For hundreds of years this practice continued under a shroud of secrecy and silence, and no one outside of the Bohra community even knew of its existence.

All this has now changed. Women from within the community have now begun to speak up. In 2011, a young lady, Tasneem, launched a petition on change.org addressed to the Bohra clergy–asking for an end to FGM in the community. This petition received over 5,000 signatures, but the Bohra clergy did not pay any heed.

The online petition was submitted to the wing of the United Nations dealing with the welfare of women and children, a senior associate with the group said. The group launched a similar petition in December last year, which has received over 80,000 responses so far and was submitted to Union Women and Child Development minister Maneka Gandhi.

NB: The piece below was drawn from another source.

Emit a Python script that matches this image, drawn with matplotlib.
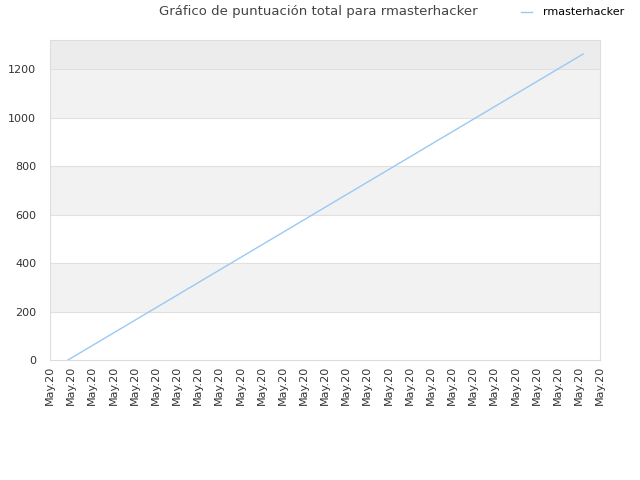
import numpy as np
import matplotlib.pyplot as plt

# data
tick_labels = ["May.20"] * 27
score_x = [0.85, 25.2]
score_y = [0, 1262]
series_name = "rmasterhacker"

fig = plt.figure(figsize=(6.4, 4.8), dpi=100)
ax = fig.add_axes([50 / 640, 1 - 360 / 480, 550 / 640, 320 / 480])

# alternating bands
for lo, hi in [(200, 400), (600, 800), (1000, 1200)]:
    ax.axhspan(lo, hi, color="#f2f2f2", zorder=0, lw=0)
ax.axhspan(1200, 1320, color="#ececec", zorder=0, lw=0)
for y in range(200, 1400, 200):
    ax.axhline(y, color="#e0e0e0", lw=0.8, zorder=1)

ax.plot(score_x, score_y, color="#99c9f5", lw=1, zorder=3, label=series_name)

ax.set_xlim(0, 26)
ax.set_ylim(0, 1320)
ax.set_xticks(np.arange(27))
ax.set_xticklabels(tick_labels, rotation=90, fontsize=8, color="#333333")
ax.set_yticks(range(0, 1400, 200))
ax.tick_params(axis="y", labelsize=8, colors="#333333", length=0, pad=10)
ax.tick_params(axis="x", length=0, pad=4)
for s in ax.spines.values():
    s.set_color("#dddddd")

fig.text(0.497, 0.975, "Gráfico de puntuación total para rmasterhacker",
         ha="center", va="center", fontsize=9.5, color="#444444")
ax.legend(loc="upper right", bbox_to_anchor=(1.062, 1.133), frameon=False,
          fontsize=8, handlelength=1.0, handletextpad=1.0)

fig.savefig("out.png", dpi=100)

"Our main objective to make everyone aware at least of this age-old practice being observed in our country for the last 1,400 years, which in not only shameful but is unconstitutional and utterly violates human rights," said Masooma Ranalvi, a 50-year-old working woman from Delhi.

"I have no hesitation in admitting that I was subjected to FGM at a very young age, but I have ensured that my daughter, who is now 22, does not undergo this brutality," said Ranalvi, adding even today over 80 percent of the Bohra girls are subjected to this hurtful tradition.

A senior associate of the group from Pune Shabnam Poonawala said, "Though this is practiced in the US and Canada too, but their respective governments have brought laws to curb this evil. But unfortunately, no one speaks about this here, forget bringing a law for it."

In December 2012, the UN General Assembly adopted a unanimous resolution on banning FGM. The World Health Organisation (WHO) classifies FGM as a violation of the human rights of girls and women.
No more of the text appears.